A favourite of ours for a couple of years now, Latvia’s Carnival Youth have released their sophomore in double-quick time. Following last summer’s ‘No Clouds Allowed’ and shows in pretty much every country and various major festival appearances, they have now released ‘Propeller’.
‘Connection Lost’ opens the record and in its first note, it feels like the band have never been away. Jangly and jaunty indie pop in the vein of Maximo Park, as t or the Wombats, as the song progresses it has fuzzy keyboards as the band sing about how ‘your message isn’t clear’ and how ‘you don’t tell me, you just disappear’. A song designed for pogoing; there are experimental moments in its closing minutes. This is followed by ‘Hunting for the Sun’, a louder song that has elements of Foals’ accessible style of math rock. There are scattergun riffs and a samba beat as Carnival Youth sing about how ‘With fake bullets and plastic suns, that’s how we begun hunting for the sun’.

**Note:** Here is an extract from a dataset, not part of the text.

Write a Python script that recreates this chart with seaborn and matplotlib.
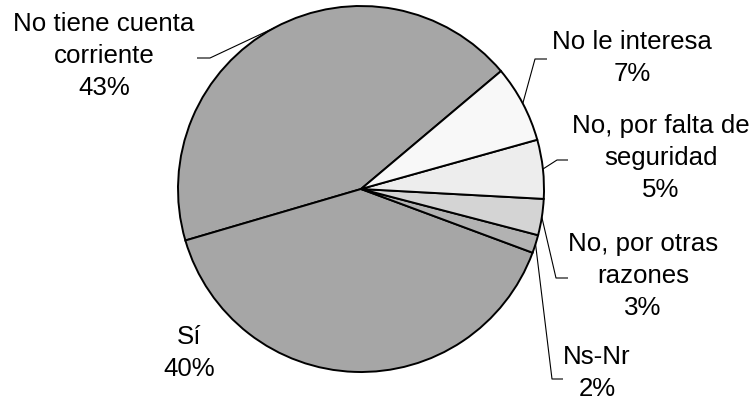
import matplotlib
matplotlib.use("Agg")
import matplotlib.pyplot as plt
import numpy as np
import seaborn as sns

# slice order follows the pie, counter-clockwise from the top-right boundary
LABELS = ["No tiene cuenta\ncorriente", "Sí", "Ns-Nr", "No, por otras\nrazones",
          "No, por falta de\nseguridad", "No le interesa"]
VALUES = [43.4, 39.8, 1.6, 3.2, 5.2, 6.8]
COLORS = ["#a6a6a6", "#a6a6a6", "#b2b2b2", "#d4d4d4", "#ededed", "#f8f8f8"]

W, H = 752, 407
CX, CY, R = 361, H - 189, 183

# text centre (image px) and leader: (start, elbow) in image px, None = no leader
LAYOUT = [
    ((104, 56), ((197, 58), (210, 58))),
    ((189, 353), None),
    ((597, 373), ((563, 379), (552, 379))),
    ((643, 276), ((568, 278), (556, 278))),
    ((661, 158), ((568, 160), (557, 160))),
    ((632, 58), ((547, 59), (535, 59))),
]

sns.set_style("white")
plt.rcParams["font.family"] = ["Liberation Sans", "DejaVu Sans"]

fig = plt.figure(figsize=(W / 100, H / 100), dpi=100)
ax = fig.add_axes([0, 0, 1, 1])
wedges, _ = ax.pie(VALUES, colors=COLORS, startangle=40.1, counterclock=True,
                   center=(CX, CY), radius=R,
                   wedgeprops=dict(edgecolor="black", linewidth=1.4))
ax.set_xlim(0, W)
ax.set_ylim(0, H)
ax.set_aspect("equal")
ax.axis("off")

for w, lab, val, (pos, lead) in zip(wedges, LABELS, VALUES, LAYOUT):
    txt = f"{lab}\n{round(val):d}%"
    ax.text(pos[0], H - pos[1], txt, ha="center", va="center",
            fontsize=18.6, color="black", linespacing=1.42)
    if lead is not None:
        mid = np.deg2rad((w.theta1 + w.theta2) / 2)
        ex, ey = CX + R * np.cos(mid), CY + R * np.sin(mid)
        (sx, sy), (bx, by) = lead
        ax.plot([sx, bx, ex], [H - sy, H - by, ey], color="black", lw=0.8,
                solid_capstyle="butt")

fig.savefig("out.png", dpi=100)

‘Seagulls On Bicycles’ appears to be a close relation to first-album single ‘Words Like Birds’, and not just because of the ornithology theme. There’s a wry sense of humour not only running throughout the song (just imagine what a seagull would like sitting upon a bike), but also in the irresistible earworm of the melodies. The shoegazing ‘Fooling Myself’ has a more experimental tone that almost veers into post-rock territory. With feedback and loads of effects, it’s the sound of a band broadening their sound and hints at some great things to come if they want to drop the choruses in the future. ‘I Love Yous’ is a theatrical piece of pop that opens with Maccabees-esque guitars before delivering an idiosyncratic guitar solo and the heartfelt lines ‘I’m out of I love yous, what else can I do?’
Recent single ‘Surf’ has a celebratory, almost carnival-like feel in its intro and is very upbeat before it breaks down into more awry pop sensibilities. ‘Underneath the Water’ has the opening title being sung over and over again with dual vocals adding some extra depth. It’s been carefully put together and is hugely anthemic, but also has some delicious elements of prog running through. Considering how young the band still is, it seems appropriate that one of the highlights on the album is ‘Youth is Gold’, a song that captures the passion and pride you can hear in British Sea Power’s most straightforward songs. With prominent piano, the song finds Carnival Youth reminiscing about ‘watching the world go by’ and then providing an optimistic look towards the future: ‘I hope you’ll be there’; ‘even if I see silver in your hair’. The closing song ‘All the Time is Mine’ finds the band bringing back the spirit of Interpol but combining it with some understated electronica effects.
‘Propellor’ is a welcome return for Latvia’s finest, watch them soar!